Beginning in January, the newspaper will shift from printing four days a week to a semiweekly edition on Mondays and Thursdays. Then, in the fall of 2018, the paper expects to move to weekly publication. That change will improve the paper’s finances and will allow for more in-depth reporting, investigations and time for staff and editors to collaborate, according to the editorial. The Collegian, as well as The Sophian, are printed on a press owned by the Daily Hampshire Gazette.

“Just because we are cutting two days of print doesn’t mean we are not going to be in production those days,” current editor in chief Devyn Giannetti said. She said the staff see the move as a positive one that will bring the publication into the digital age. “The amount of content that we’re producing is the same, if not more with the time we will be gaining.”

Giannetti said that the decision to transition to a digital-first model was made after long discussions among the staff beginning in September. The Collegian is an entirely student-run publication that receives no funding from the university, and operates independently from the journalism department, Giannetti said.

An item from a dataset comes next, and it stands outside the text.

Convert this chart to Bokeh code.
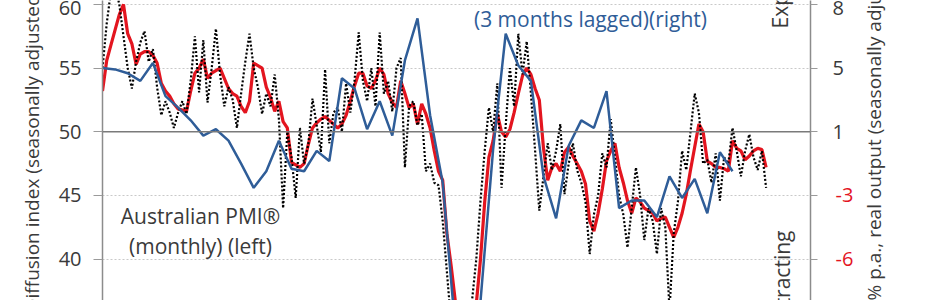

The Collegian is not alone in having to make tough decisions under financial pressures. The student newspapers at Amherst and Smith colleges have recently had to respond to falling revenues.

In September, editors at The Amherst Student, founded in 1868, wrote an editorial titled “Our Dependent Student Newspaper.” In it, they described their decision to begin taking regular discretionary funding from the college for the first time amid declining ad revenue and print subscriptions.

“We, too, recognize financial independence as an ideal,” the editorial reads. “In order for The Student to continue as a newspaper, however, we’ve realized that this is a step we must take.”

“Recently, in the last couple years, we’ve been failing to break even,” editor in chief Jingwen Zhang said in an interview. “We just decided it would be better to have some more stable plan going forward, instead of just passing this money issue from one set of people down to the next.”

The decision to accept money from the college was a calculation to make the paper’s financial model sustainable, and with the change will also come an expanded online presence, Zhang said. In addition to money from the college, the paper earns revenue from subscriptions and ads, including many purchased by families in their commencement issue.

At Smith College, journalists at the student-run The Sophian, founded in 1910, also had to make changes based on revenue shortfalls.

“The Sophian was in debt for quite a long time,” editor in chief Katie Hazen said. “Legend has it that 10 years ago it was about a year’s worth of tuition.” The paper, however, was able to climb out of debt at the end of last semester after several major cost-saving decisions, including a change in printing format and a move to black-and-white.

“We also started reaching out to alumni for subscriptions, as well as just having a more aggressive ad campaign,” Hazen said.

Those adjustments have left Hazen optimistic about The Sophian’s financial future as new students cycle through to run the publication. The paper, Hazen said, receives much of its funding from the college’s student government through student activity fees. The rest of their revenue comes from advertising and subscriptions.

Like others interviewed, Hazen said the challenges of the digital age, for better or for worse, have been a learning experience for students working in an increasingly digital news landscape.

“I think this has been a really eye-opening experience to not only the fiscal problems but also the day-to-day hiccups that happen with journalism,” Hazen said.